Good News for Hustlers: Being Busy Could Actually Be Good for You A study found a link between a packed schedule and healthier choices, particularly when it comes to food.
It turns there may be an unexpected upside to being busy.
According to a new study from INSEAD and the Hong Kong University of Science and Technology, if you perceive yourself to be a busy person, and have what the researchers call a "busy mindset," that can lead to feeling more important, which in turn can inspire you to make healthier choices.
The researchers conducted a series of eight experiments and had the participants establish the ways that they were busy, by doing things such as asking them to write down the reasons why they had such a packed schedule, or telling the undergraduates involved in the study that data found they were busier than the students at neighboring schools.
The study looked at the ways that this feeling of busyness affected how the students made decisions about the foods they ate, whether they opted to exercise or relax and whether they chose to save money for retirement versus spending it. The researchers found that when people were influenced to see themselves as busy, it boosted their ability to have self-control.
One study asked participants to ask to say how many people in their lives thought they were important person. The researchers found that when they had a "dampened sense of self-importance" the self-control dissipated as well. The students that felt like they were busy but not important were more likely to ask to receive a brownie for their involvement instead of an apple.

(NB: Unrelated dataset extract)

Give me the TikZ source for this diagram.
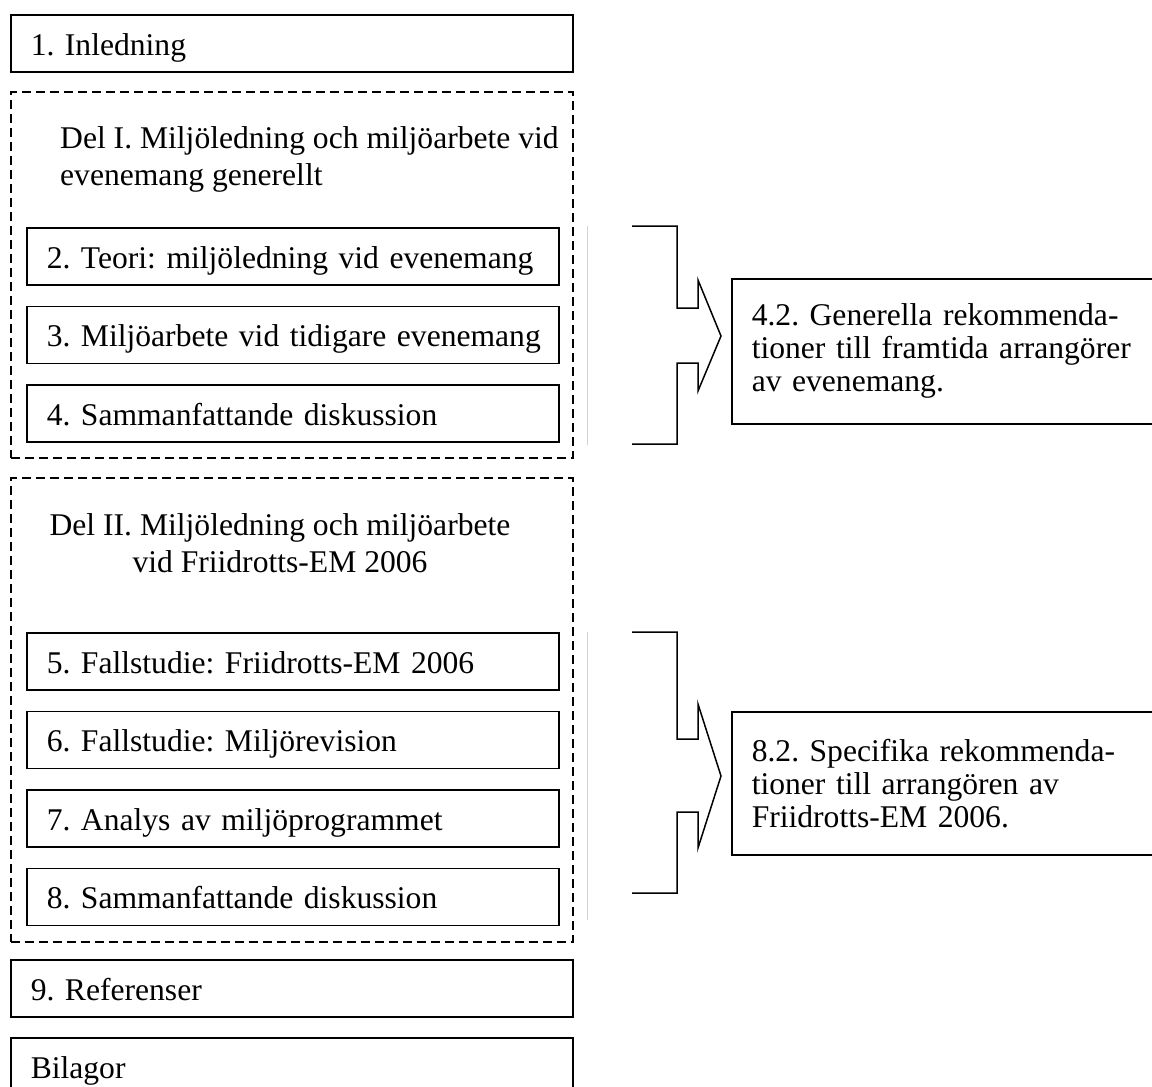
\documentclass[tikz,border=0pt]{standalone}
\usepackage{fontspec}
\setmainfont{Liberation Serif}
\usetikzlibrary{positioning}

\begin{document}
\begin{tikzpicture}[x=1pt,y=-1pt,node distance=20pt,
                    every node/.style={font=\fontsize{31.6}{37}\selectfont\frenchspacing},
                    box/.style={draw,line width=1.5pt,anchor=north west,
                    minimum height=57pt,inner xsep=20pt,inner ysep=0pt,
                    text height=30pt,text depth=6pt,align=left},
                    wide/.style={box,minimum width=562pt,text width=522pt},
                    item/.style={box,minimum width=532pt,text width=492pt},
                    part/.style={draw,dash pattern=on 9pt off 5pt,line width=1.5pt,
                    anchor=north west,minimum width=562pt,inner sep=0pt},
                    head/.style={inner sep=0pt},
                    rec/.style={draw,line width=1.5pt,anchor=north west,
                    minimum width=440pt,text width=400pt,inner xsep=20pt,align=left,
                    font=\fontsize{31.6}{33}\selectfont\frenchspacing},
                    brace/.style={line width=1.5pt,line join=miter},
                    rule/.style={gray!35,line width=1pt}]
\useasboundingbox (0,0) rectangle (1152,1087);
\clip (0,0) rectangle (1152,1087);

\node[wide] (INTRO) at(10,14) {1. Inledning};

\node[part,minimum height=366pt] (PART1) at(10,91) {};
\node[head,anchor=north west,align=left] (HEAD1) at(60,126)
     {Del I. Miljöledning och miljöarbete vid\\evenemang generellt};
\node[item] (T2) at(26,227) {\mbox{2. Teori: miljöledning vid evenemang}};
\node[item] (T3) [below=of T2] {\mbox{3. Miljöarbete vid tidigare evenemang}};
\node[item] (T4) [below=of T3] {4. Sammanfattande diskussion};

\node[part,minimum height=464pt] (PART2) at(10,477) {};
\node[head,anchor=north,align=center] (HEAD2) at(280,513)
     {Del II. Miljöledning och miljöarbete\\vid Friidrotts-EM 2006};
\node[item] (T5) at(26,632) {5. Fallstudie: Friidrotts-EM 2006};
\node[item] (T6) [below=of T5] {6. Fallstudie: Miljörevision};
\node[item] (T7) [below=of T6] {7. Analys av miljöprogrammet};
\node[item] (T8) [below=of T7] {8. Sammanfattande diskussion};

\node[wide] (REF) at(10,959) {9. Referenser};
\node[wide] (APP) at(10,1037) {Bilagor};

\node[rec,minimum height=145pt] (REC1) at(731,278)
     {4.2. Generella rekommenda-\\tioner till framtida arrangörer\\av evenemang.};
\node[rec,minimum height=143pt] (REC2) at(731,711)
     {8.2. Specifika rekommenda-\\tioner till arrangören av\\Friidrotts-EM 2006.};

\draw[brace] (632,226) -| (677,308) -- (698,308) -- (698,280) -- (721,336)
      -- (698,391) -- (698,363) -| (677,444) -- (632,444);
\draw[brace] (632,632) -| (677,739) -- (698,739) -- (698,704) -- (721,776)
      -- (698,848) -- (698,812) -| (677,893) -- (632,893);

\draw[rule] (587,226) -- (587,445);
\draw[rule] (587,632) -- (587,920);
\end{tikzpicture}
\end{document}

In a summary of the findings for Harvard Business Review, the researchers looked ahead to how the finding could be used by businesses looking to appeal to customers, citing examples including Anytime Fitness, which has used the tagline "the club for busy people," or Dunkin Donuts, which has portrayed its products as "real food for busy lifestyles."

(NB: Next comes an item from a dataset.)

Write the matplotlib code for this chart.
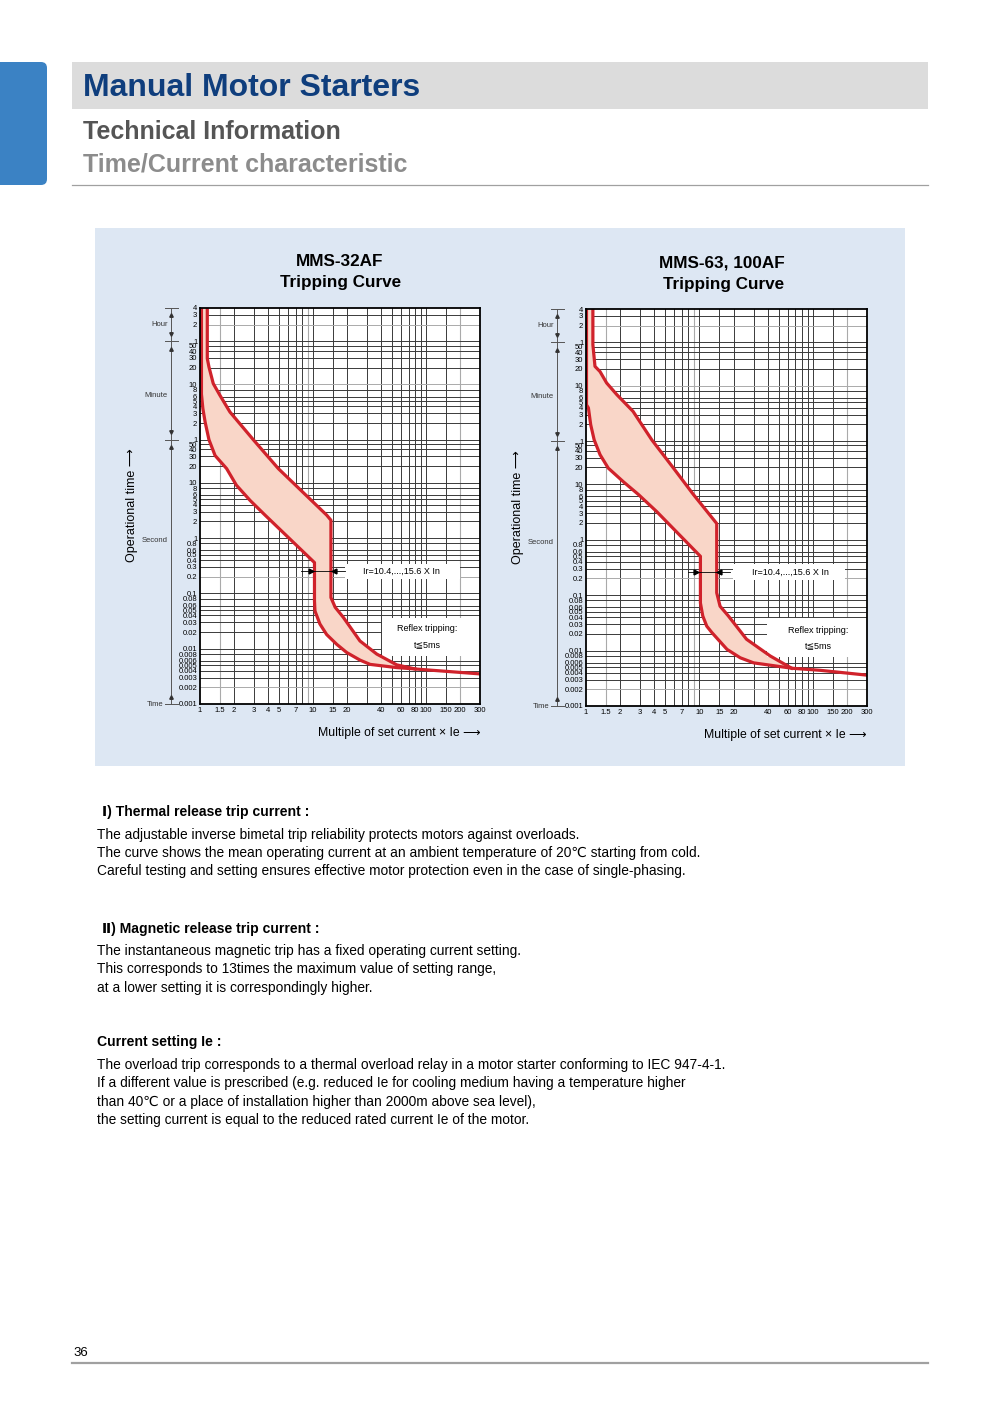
import matplotlib
matplotlib.use('Agg')
import matplotlib.pyplot as plt
import matplotlib.transforms as mtransforms
from matplotlib import font_manager
from matplotlib.patches import Rectangle, FancyBboxPatch
from matplotlib.ticker import NullLocator

names = {f.name for f in font_manager.fontManager.ttflist}
NARROW = 'Liberation Sans Narrow' if 'Liberation Sans Narrow' in names else 'Liberation Sans'
plt.rcParams['font.family'] = ['Liberation Sans', 'DejaVu Sans']
FAM_N = [NARROW, 'DejaVu Sans']

# ---- axis data (time in seconds, current as multiple of Ie)
x_ticks = [1, 1.5, 2, 3, 4, 5, 7, 10, 15, 20, 40, 60, 80, 100, 150, 200, 300]
x_labels = ['1', '1.5', '2', '3', '4', '5', '7', '10', '15', '20', '40', '60', '80', '100', '150', '200', '300']
x_grid_dark = [2, 3, 4, 5, 6, 7, 8, 10, 15, 20, 30, 40, 50, 60, 70, 80, 90, 100, 150]
x_grid_light = [1.5, 9, 200]

y_ticks = [14400, 10800, 7200, 3600, 3000, 2400, 1800, 1200, 600, 480, 360, 300, 240, 180, 120,
           60, 50, 40, 30, 20, 10, 8, 6, 5, 4, 3, 2, 1, 0.8, 0.6, 0.5, 0.4, 0.3, 0.2,
           0.1, 0.08, 0.06, 0.05, 0.04, 0.03, 0.02, 0.01, 0.008, 0.006, 0.005, 0.004, 0.003, 0.002, 0.001]
y_labels = ['4', '3', '2', '1', '50', '40', '30', '20', '10', '8', '6', '5', '4', '3', '2',
            '1', '50', '40', '30', '20', '10', '8', '6', '5', '4', '3', '2', '1', '0.8', '0.6', '0.5', '0.4', '0.3', '0.2',
            '0.1', '0.08', '0.06', '0.05', '0.04', '0.03', '0.02', '0.01', '0.008', '0.006', '0.005', '0.004', '0.003', '0.002', '0.001']
y_grid_light = [7200, 600, 0.2, 0.002]

# ---- MMS-32AF curves
lo32_x = [1.03, 1.03, 1.06, 1.11, 1.2, 1.36, 1.72, 2.1, 2.77, 3.76, 10.3, 10.3, 10.4, 11.5, 13.2, 16.2, 19.9, 26.1, 32, 55, 80, 108, 300]
lo32_t = [14400, 400, 219, 125, 60, 31, 18, 9, 4.8, 2.6, 0.36, 0.073, 0.048, 0.028, 0.018, 0.012, 0.0085, 0.0062, 0.0052, 0.00455, 0.0043, 0.0041, 0.0035]
up32_x = [1.16, 1.16, 1.2, 1.31, 1.5, 1.84, 2.96, 4.93, 13.2, 14.4, 14.4, 15.7, 18.5, 26, 36.6, 55, 80]
up32_t = [14400, 1760, 1240, 620, 381, 190, 60, 18, 2.6, 2.1, 0.084, 0.056, 0.037, 0.0138, 0.008, 0.0051, 0.0043]

# ---- MMS-63, 100AF curves
lo63_x = [1.01, 1.01, 1.05, 1.1, 1.18, 1.33, 1.57, 2.14, 2.9, 4.2, 10.2, 10.2, 10.7, 11.6, 12.9, 17.5, 22.9, 30, 65, 116, 300]
lo63_t = [14400, 270, 237, 118, 63, 34, 19.5, 11, 6.5, 3.2, 0.5, 0.072, 0.042, 0.0275, 0.021, 0.0105, 0.0074, 0.006, 0.0048, 0.0044, 0.0036]
up63_x = [1.15, 1.15, 1.2, 1.33, 1.52, 1.87, 2.6, 3.8, 5.9, 8.85, 14.2, 14.2, 15.2, 18, 26, 42, 65]
up63_t = [14400, 3270, 1330, 1070, 668, 411, 205, 63, 19.5, 6.5, 1.95, 0.11, 0.063, 0.042, 0.016, 0.008, 0.0048]

RED = '#d0222b'
FILL = '#f9d6c8'

fig = plt.figure(figsize=(10, 14.14), dpi=100)
page = fig.add_axes([0, 0, 1, 1])
page.set_xlim(0, 1000)
page.set_ylim(1414, 0)
page.axis('off')

# header
page.add_patch(FancyBboxPatch((-20, 62), 67, 123, boxstyle='round,pad=0,rounding_size=6',
                              fc='#3b82c4', ec='none'))
page.add_patch(Rectangle((72, 62), 856, 47, fc='#dcdcdc', ec='none'))
page.text(83, 88, 'Manual Motor Starters', fontsize=23, fontweight='bold', color='#0f3e7d', va='center')
page.text(83, 132, 'Technical Information', fontsize=18, fontweight='bold', color='#555555', va='center')
page.text(83, 164, 'Time/Current characteristic', fontsize=18, fontweight='bold', color='#8c8c8c', va='center')
page.plot([72, 928], [185, 185], color='#a0a0a0', lw=0.9)

# chart panel
page.add_patch(Rectangle((95, 228), 810, 538, fc='#dde7f3', ec='none'))


def px_axes(x0, y0, x1, y1):
    return fig.add_axes([x0 / 1000, 1 - y1 / 1414, (x1 - x0) / 1000, (y1 - y0) / 1414])


def draw_chart(ax, lo_x, lo_t, up_x, up_t, ann):
    ax.set_xscale('log')
    ax.set_yscale('log')
    ax.set_xlim(1, 300)
    ax.set_ylim(0.001, 14400)
    ax.xaxis.set_minor_locator(NullLocator())
    ax.yaxis.set_minor_locator(NullLocator())
    ax.set_xticks(x_ticks, x_labels)
    ax.set_yticks(y_ticks, y_labels)
    ax.tick_params(length=0, labelsize=5.5, pad=2)
    for lab in ax.get_xticklabels() + ax.get_yticklabels():
        lab.set_family(FAM_N)
    for v in x_grid_dark:
        ax.axvline(v, color='#3a3a3a', lw=0.7, zorder=1)
    for v in x_grid_light:
        ax.axvline(v, color='#aaaaaa', lw=0.8, zorder=1)
    for t in y_ticks[1:-1]:
        c = '#aaaaaa' if t in y_grid_light else '#3a3a3a'
        ax.axhline(t, color=c, lw=0.7, zorder=1)
    for s in ax.spines.values():
        s.set_linewidth(1.3)
        s.set_zorder(6)

    # band between the two curves
    lim = up_x[-1]
    k = [i for i, v in enumerate(lo_x) if v <= lim]
    px = [lo_x[i] for i in k] + up_x[::-1]
    pt = [lo_t[i] for i in k] + up_t[::-1]
    ax.fill(px, pt, color=FILL, lw=0, zorder=2)
    ax.plot(lo_x, lo_t, color=RED, lw=2.3, zorder=4, solid_joinstyle='round')
    ax.plot(up_x, up_t, color=RED, lw=2.3, zorder=4, solid_joinstyle='round')

    # Ir annotation
    bx0, bx1, bt0, bt1 = ann['ir_box']
    ax.add_patch(Rectangle((bx0, bt0), bx1 - bx0, bt1 - bt0, fc='white', ec='none', zorder=3))
    ax.text(ann['ir_text'][0], ann['ir_text'][1], 'Ir=10.4,...,15.6 X In', fontsize=6.5,
            ha='center', va='center', zorder=5, family=FAM_N)
    lx0, lx1, lt = ann['ir_line']
    ax.plot([lx0, lx1], [lt, lt], color='black', lw=0.6, zorder=5)
    ax.plot([ann['ir_arrows'][0]], [lt], marker='>', ms=3.5, color='black', zorder=5)
    ax.plot([ann['ir_arrows'][1]], [lt], marker='<', ms=3.5, color='black', zorder=5)

    # reflex tripping box
    bx0, bx1, bt0, bt1 = ann['rf_box']
    ax.add_patch(Rectangle((bx0, bt0), bx1 - bx0, bt1 - bt0, fc='white', ec='none', zorder=3))
    ax.text(ann['rf_text'][0], ann['rf_text'][1], 'Reflex tripping:', fontsize=6.5,
            ha='center', va='center', zorder=5, family=FAM_N)
    ax.text(ann['rf_text'][0], ann['rf_text'][2], 't≦5ms', fontsize=6.5,
            ha='center', va='center', zorder=5, family=FAM_N)

    # time-range dimension line left of the axis
    tr = mtransforms.blended_transform_factory(ax.transAxes, ax.transData)
    dx = -0.104
    ax.plot([dx, dx], [0.001, 14400], transform=tr, color='#555555', lw=0.7, clip_on=False)
    for t in [14400, 3600, 60, 0.001]:
        ax.plot([dx - 0.022, dx + 0.025], [t, t], transform=tr, color='#555555', lw=0.7, clip_on=False)
    for t in [14400 / 1.35, 3600 / 1.35, 60 / 1.35, 0.001 * 1.35]:
        ax.plot([dx], [t], transform=tr, marker='^', ms=2.5, color='#333333', clip_on=False)
    for t in [3600 * 1.35, 60 * 1.35]:
        ax.plot([dx], [t], transform=tr, marker='v', ms=2.5, color='#333333', clip_on=False)
    kw = dict(transform=tr, fontsize=5.5, ha='right', va='center', color='#333333', family=FAM_N, clip_on=False)
    ax.text(-0.115, 7200, 'Hour', **kw)
    ax.text(-0.115, 380, 'Minute', **kw)
    ax.text(-0.115, 0.9, 'Second', **kw)
    ax.text(-0.13, 0.001, 'Time', **kw)


ann32 = dict(ir_box=(19.2, 200, 0.184, 0.344), ir_text=(61, 0.25), ir_line=(7.8, 19.2, 0.25),
             ir_arrows=(9.5, 15.2), rf_box=(40.5, 300, 0.0074, 0.0366), rf_text=(102, 0.023, 0.0117))
ann63 = dict(ir_box=(19.8, 193, 0.19, 0.356), ir_text=(63, 0.26), ir_line=(7.9, 18.7, 0.26),
             ir_arrows=(9.4, 15.0), rf_box=(39.4, 300, 0.0078, 0.039), rf_text=(112, 0.023, 0.0124))

ax1 = px_axes(200, 308, 480, 704)
draw_chart(ax1, lo32_x, lo32_t, up32_x, up32_t, ann32)
ax2 = px_axes(586, 309, 867, 706)
draw_chart(ax2, lo63_x, lo63_t, up63_x, up63_t, ann63)

# chart titles and axis captions
page.text(340, 262, 'MMS-32AF', fontsize=12.3, fontweight='bold', ha='center', va='center')
page.text(341, 282, 'Tripping Curve', fontsize=12.3, fontweight='bold', ha='center', va='center')
page.text(722, 263, 'MMS-63, 100AF', fontsize=12.3, fontweight='bold', ha='center', va='center')
page.text(724, 284, 'Tripping Curve', fontsize=12.3, fontweight='bold', ha='center', va='center')
page.text(132, 505, 'Operational time ⟶', fontsize=9, rotation=90, ha='center', va='center', family=FAM_N)
page.text(518, 507, 'Operational time ⟶', fontsize=9, rotation=90, ha='center', va='center', family=FAM_N)
page.text(481, 733, 'Multiple of set current × Ie ⟶', fontsize=8.8, ha='right', va='center', family=FAM_N)
page.text(867, 735, 'Multiple of set current × Ie ⟶', fontsize=8.8, ha='right', va='center', family=FAM_N)

# body text
BODY = 11.5 if NARROW != 'Liberation Sans' else 9.9
HEAD = 11.2 if NARROW != 'Liberation Sans' else 10.1
page.text(102, 812, 'Ⅰ) Thermal release trip current :', fontsize=HEAD, fontweight='bold', va='center', family=FAM_N)
lines1 = ['The adjustable inverse bimetal trip reliability protects motors against overloads.',
          'The curve shows the mean operating current at an ambient temperature of 20℃ starting from cold.',
          'Careful testing and setting ensures effective motor protection even in the case of single-phasing.']
for i, s in enumerate(lines1):
    page.text(97, 835 + 18 * i, s, fontsize=BODY, va='center', family=FAM_N)
page.text(102, 929, 'Ⅱ) Magnetic release trip current :', fontsize=HEAD, fontweight='bold', va='center', family=FAM_N)
lines2 = ['The instantaneous magnetic trip has a fixed operating current setting.',
          'This corresponds to 13times the maximum value of setting range,',
          'at a lower setting it is correspondingly higher.']
for i, s in enumerate(lines2):
    page.text(97, 951 + 18.5 * i, s, fontsize=BODY, va='center', family=FAM_N)
page.text(97, 1042, 'Current setting Ie :', fontsize=HEAD, fontweight='bold', va='center', family=FAM_N)
lines3 = ['The overload trip corresponds to a thermal overload relay in a motor starter conforming to IEC 947-4-1.',
          'If a different value is prescribed (e.g. reduced Ie for cooling medium having a temperature higher',
          'than 40℃ or a place of installation higher than 2000m above sea level),',
          'the setting current is equal to the reduced rated current Ie of the motor.']
for i, s in enumerate(lines3):
    page.text(97, 1065 + 18.4 * i, s, fontsize=BODY, va='center', family=FAM_N)

# footer
page.text(73, 1353, '36', fontsize=9.5, va='center', family=FAM_N)
page.plot([72, 928], [1363, 1363], color='#a0a0a0', lw=1.6)

fig.savefig('out.png', dpi=100)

"Much research has focused on what causes consumers to choose immediate gratification over long-term benefits, be it in the spheres of overeating or food waste," the researchers wrote. "Lately, mindful eating as an intervention to enhance self-control has received a lot of attention; however, it requires training and continual practice. Our research suggests that activating a busy mindset may be an easier and more effective nudge to facilitate self-control."